Application Process

Early Action

Early Action is a non-binding early application plan that lets students apply and receive an admissions decision earlier than Regular Decision, without any commitment to enroll.

Key Facts

  • Non-binding — even if you're admitted, you can still choose to attend elsewhere.
  • Deadlines usually fall in early November; decisions arrive mid-December.
  • You may apply EA to multiple colleges (with a few exceptions — see Restrictive EA).
  • Admit rates are sometimes higher than Regular Decision but less than Early Decision.
  • You can compare financial aid packages across all admitted schools before deciding.

How it differs from Early Decision

Early Action and Early Decision share the same early timeline — November deadlines, December decisions — but that's where the similarity ends. EA is non-binding, meaning admitted students are free to attend any school that accepts them. ED is a legal commitment.

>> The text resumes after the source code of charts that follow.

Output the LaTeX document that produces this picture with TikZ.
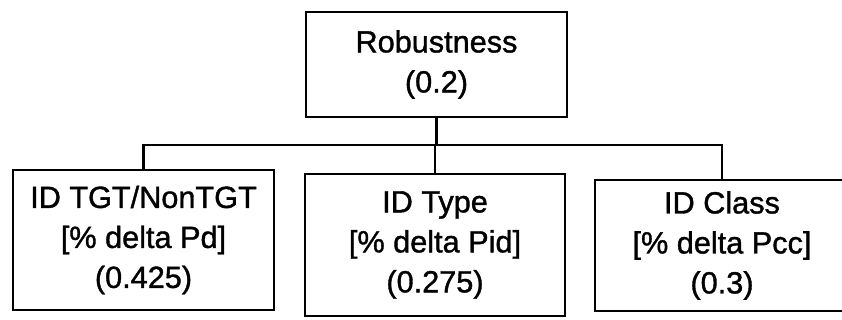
\documentclass[tikz,border=0pt]{standalone}
\usepackage{fontspec}
\setmainfont[FakeBold=1.2]{Liberation Sans}
\begin{document}
\begin{tikzpicture}[x=0.75pt,y=-0.75pt,
  box/.style={draw, line width=2.2pt, inner sep=0pt, align=center,
    font=\fontsize{23pt}{30pt}\selectfont},
  link/.style={line width=2.2pt}]
\useasboundingbox (0,0) rectangle (842,320);
\clip (0,0) rectangle (842,320);
\fill[white] (0,0) rectangle (842,320);
\node[box, minimum width=195.75pt, minimum height=78.75pt] (root) at (436.5,64.5) {Robustness\\(0.2)};
\node[box, minimum width=195.75pt, minimum height=105pt] (left) at (143.5,240) {ID TGT/NonTGT\\{[}\% delta Pd{]}\\(0.425)};
\node[box, minimum width=195pt, minimum height=106.5pt] (mid) at (435,245) {ID Type\\{[}\% delta Pid{]}\\(0.275)};
\node[box, minimum width=190.5pt, minimum height=98.25pt] (right) at (722,245.5) {ID Class\\{[}\% delta Pcc{]}\\(0.3)};
\coordinate (busy) at (0,145);
\draw[link] (root.south) -- (root.south |- busy);
\draw[link] (left.north) |- (right.north |- busy) -- (right.north);
\draw[link] (mid.north) -- (mid.north |- busy);
\end{tikzpicture}
\end{document}
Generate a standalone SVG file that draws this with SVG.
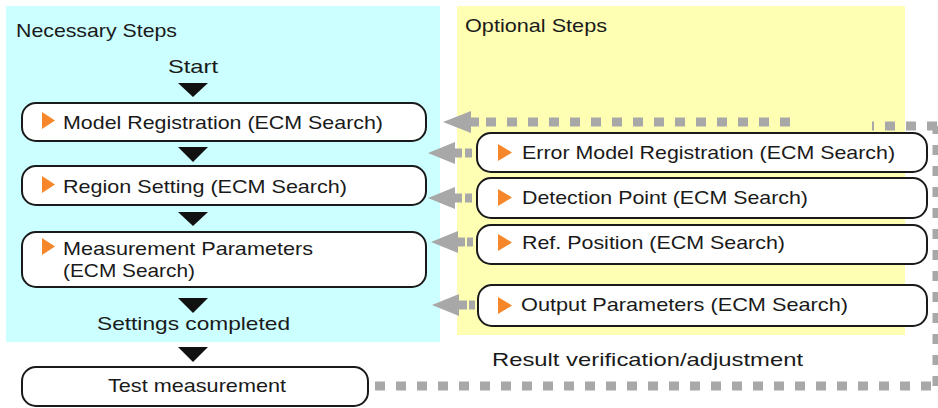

This makes EA the right choice for students who want earlier answers but aren't ready to lock themselves into a single school. You can apply EA to several colleges, weigh your options, and make a final decision by May 1 like any other admitted student.

When EA makes sense

EA is ideal when you're a strong applicant at multiple schools and want to reduce senior-year stress, or when you need to compare financial aid offers before committing. It's also useful as a "safety net" — an EA admit at a target school in December takes pressure off the Regular Decision round.

The main tradeoff: EA's admit-rate boost is smaller than ED's, because schools know EA applicants aren't necessarily committed to enrolling.